| Required task |
Pictures stay out of this copy, which runs from the first line of the material through the line containing "Chart.register(...registerables);".

| Recorded information |

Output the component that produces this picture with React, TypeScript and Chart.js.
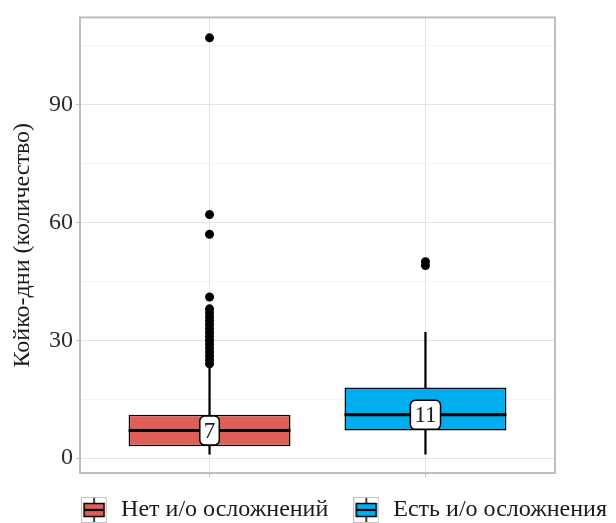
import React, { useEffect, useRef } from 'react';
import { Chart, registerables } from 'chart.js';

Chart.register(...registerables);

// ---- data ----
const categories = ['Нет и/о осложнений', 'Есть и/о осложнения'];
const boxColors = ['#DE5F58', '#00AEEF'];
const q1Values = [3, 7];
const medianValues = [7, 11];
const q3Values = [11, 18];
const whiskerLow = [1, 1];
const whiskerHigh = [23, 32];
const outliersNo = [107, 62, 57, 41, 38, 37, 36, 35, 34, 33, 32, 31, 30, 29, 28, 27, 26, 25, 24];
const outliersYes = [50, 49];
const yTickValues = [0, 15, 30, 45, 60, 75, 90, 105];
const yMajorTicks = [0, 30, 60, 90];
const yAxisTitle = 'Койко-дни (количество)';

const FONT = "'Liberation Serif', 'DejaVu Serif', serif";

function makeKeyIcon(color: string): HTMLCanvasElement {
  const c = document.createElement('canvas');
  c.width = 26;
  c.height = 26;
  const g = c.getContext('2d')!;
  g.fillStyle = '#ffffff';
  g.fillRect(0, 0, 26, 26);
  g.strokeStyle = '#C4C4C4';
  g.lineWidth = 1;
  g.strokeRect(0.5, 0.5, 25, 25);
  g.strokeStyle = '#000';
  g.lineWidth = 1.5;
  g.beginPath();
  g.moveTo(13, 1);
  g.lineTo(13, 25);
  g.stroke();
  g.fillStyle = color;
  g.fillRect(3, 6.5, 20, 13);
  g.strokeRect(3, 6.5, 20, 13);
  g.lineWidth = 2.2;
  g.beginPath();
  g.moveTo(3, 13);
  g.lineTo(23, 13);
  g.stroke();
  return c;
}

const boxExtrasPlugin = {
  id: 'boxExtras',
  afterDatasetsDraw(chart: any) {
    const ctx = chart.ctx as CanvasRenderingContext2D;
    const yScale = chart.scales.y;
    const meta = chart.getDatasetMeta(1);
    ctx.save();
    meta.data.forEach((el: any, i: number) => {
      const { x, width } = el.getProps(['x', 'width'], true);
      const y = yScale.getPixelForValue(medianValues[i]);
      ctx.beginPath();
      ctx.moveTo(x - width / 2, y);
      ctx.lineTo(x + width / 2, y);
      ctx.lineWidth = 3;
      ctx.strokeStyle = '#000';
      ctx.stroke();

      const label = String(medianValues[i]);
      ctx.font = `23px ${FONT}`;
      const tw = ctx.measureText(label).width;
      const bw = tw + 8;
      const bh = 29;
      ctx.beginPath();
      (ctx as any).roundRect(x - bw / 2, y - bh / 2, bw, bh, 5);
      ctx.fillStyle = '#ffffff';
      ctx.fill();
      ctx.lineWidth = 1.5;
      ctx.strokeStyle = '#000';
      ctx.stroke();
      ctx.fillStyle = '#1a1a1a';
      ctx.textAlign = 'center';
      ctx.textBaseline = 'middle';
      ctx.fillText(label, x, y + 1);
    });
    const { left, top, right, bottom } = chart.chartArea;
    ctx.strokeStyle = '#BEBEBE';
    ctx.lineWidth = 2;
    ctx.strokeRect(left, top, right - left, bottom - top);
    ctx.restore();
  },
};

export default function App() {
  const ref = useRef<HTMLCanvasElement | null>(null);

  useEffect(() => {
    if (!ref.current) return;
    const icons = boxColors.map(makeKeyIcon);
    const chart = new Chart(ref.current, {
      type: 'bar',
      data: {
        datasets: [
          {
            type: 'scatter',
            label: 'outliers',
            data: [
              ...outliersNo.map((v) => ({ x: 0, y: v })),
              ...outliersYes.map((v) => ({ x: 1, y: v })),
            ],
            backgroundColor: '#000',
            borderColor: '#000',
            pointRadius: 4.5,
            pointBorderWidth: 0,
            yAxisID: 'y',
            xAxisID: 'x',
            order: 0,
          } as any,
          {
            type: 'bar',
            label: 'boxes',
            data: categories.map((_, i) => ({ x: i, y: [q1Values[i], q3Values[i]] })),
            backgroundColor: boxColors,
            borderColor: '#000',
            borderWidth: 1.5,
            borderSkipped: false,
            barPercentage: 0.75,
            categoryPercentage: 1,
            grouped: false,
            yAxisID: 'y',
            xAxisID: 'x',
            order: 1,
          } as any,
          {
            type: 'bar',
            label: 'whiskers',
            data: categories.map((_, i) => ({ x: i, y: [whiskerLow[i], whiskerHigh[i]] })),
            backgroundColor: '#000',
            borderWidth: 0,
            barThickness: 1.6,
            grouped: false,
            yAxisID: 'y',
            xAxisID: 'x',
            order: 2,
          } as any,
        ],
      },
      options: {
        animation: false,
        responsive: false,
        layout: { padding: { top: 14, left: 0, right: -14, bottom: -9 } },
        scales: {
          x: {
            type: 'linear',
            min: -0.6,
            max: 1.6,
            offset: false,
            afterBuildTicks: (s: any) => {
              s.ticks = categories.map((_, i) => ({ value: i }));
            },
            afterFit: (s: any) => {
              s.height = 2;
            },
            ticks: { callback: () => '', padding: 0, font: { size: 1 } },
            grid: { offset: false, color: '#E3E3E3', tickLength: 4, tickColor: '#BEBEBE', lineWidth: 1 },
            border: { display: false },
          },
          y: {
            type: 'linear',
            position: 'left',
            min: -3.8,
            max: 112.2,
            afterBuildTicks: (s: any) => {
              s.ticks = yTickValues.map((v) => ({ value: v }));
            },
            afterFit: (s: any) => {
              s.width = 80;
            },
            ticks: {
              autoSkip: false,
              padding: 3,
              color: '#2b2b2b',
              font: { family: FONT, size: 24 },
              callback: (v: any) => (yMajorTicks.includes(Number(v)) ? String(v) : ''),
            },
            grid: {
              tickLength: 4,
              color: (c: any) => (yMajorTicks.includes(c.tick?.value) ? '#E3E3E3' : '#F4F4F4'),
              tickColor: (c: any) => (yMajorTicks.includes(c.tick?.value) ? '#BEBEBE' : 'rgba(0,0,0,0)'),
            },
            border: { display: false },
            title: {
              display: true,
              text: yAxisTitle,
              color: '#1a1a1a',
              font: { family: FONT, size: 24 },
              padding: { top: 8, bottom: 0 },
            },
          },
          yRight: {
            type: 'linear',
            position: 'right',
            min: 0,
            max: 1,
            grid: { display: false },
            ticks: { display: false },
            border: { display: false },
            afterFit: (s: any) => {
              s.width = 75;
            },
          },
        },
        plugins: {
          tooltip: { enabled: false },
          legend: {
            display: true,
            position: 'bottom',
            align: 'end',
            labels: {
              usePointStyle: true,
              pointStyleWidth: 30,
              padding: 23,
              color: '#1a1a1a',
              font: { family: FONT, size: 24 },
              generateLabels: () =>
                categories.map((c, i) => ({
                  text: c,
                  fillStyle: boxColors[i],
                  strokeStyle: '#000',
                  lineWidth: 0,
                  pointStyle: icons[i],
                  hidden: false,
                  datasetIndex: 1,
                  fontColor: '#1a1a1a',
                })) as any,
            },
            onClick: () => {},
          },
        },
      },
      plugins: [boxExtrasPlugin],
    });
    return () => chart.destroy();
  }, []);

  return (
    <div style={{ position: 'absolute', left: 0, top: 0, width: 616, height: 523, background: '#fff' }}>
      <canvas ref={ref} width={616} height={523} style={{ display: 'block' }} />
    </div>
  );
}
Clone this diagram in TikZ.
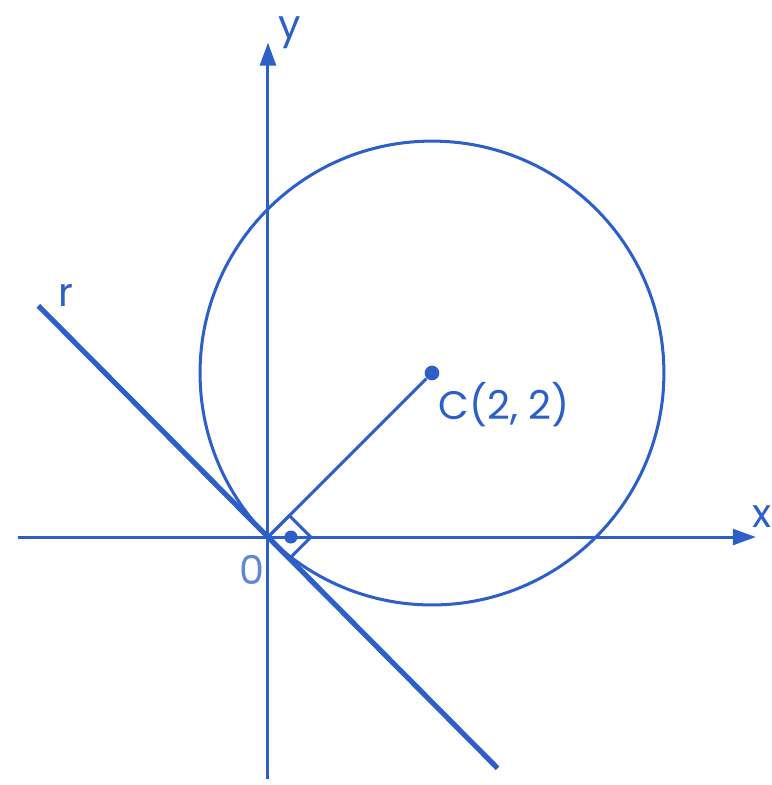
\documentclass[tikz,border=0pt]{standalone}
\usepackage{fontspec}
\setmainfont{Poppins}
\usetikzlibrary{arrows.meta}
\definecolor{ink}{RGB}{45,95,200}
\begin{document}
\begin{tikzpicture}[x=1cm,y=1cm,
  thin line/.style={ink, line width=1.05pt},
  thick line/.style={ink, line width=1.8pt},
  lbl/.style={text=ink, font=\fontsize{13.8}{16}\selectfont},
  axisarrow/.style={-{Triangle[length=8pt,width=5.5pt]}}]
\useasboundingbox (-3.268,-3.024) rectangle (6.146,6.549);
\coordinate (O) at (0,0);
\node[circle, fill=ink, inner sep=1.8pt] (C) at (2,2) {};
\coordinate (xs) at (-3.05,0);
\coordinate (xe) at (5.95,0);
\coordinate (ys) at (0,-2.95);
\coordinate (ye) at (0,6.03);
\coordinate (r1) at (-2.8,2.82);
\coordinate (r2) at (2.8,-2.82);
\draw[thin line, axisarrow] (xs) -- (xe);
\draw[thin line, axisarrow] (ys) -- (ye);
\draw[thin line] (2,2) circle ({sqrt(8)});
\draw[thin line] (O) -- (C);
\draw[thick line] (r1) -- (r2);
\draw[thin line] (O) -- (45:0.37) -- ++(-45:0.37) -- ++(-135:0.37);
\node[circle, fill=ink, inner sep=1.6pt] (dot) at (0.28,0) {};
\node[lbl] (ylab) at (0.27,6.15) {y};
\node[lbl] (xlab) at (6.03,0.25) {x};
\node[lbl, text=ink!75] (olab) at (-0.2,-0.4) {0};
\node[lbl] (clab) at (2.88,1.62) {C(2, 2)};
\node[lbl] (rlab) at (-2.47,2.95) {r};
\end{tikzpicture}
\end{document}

| Answer below |
Output the component that produces this picture with React, TypeScript and Chart.js.
import React, { useEffect, useRef } from 'react';
import { Chart, registerables } from 'chart.js';

Chart.register(...registerables);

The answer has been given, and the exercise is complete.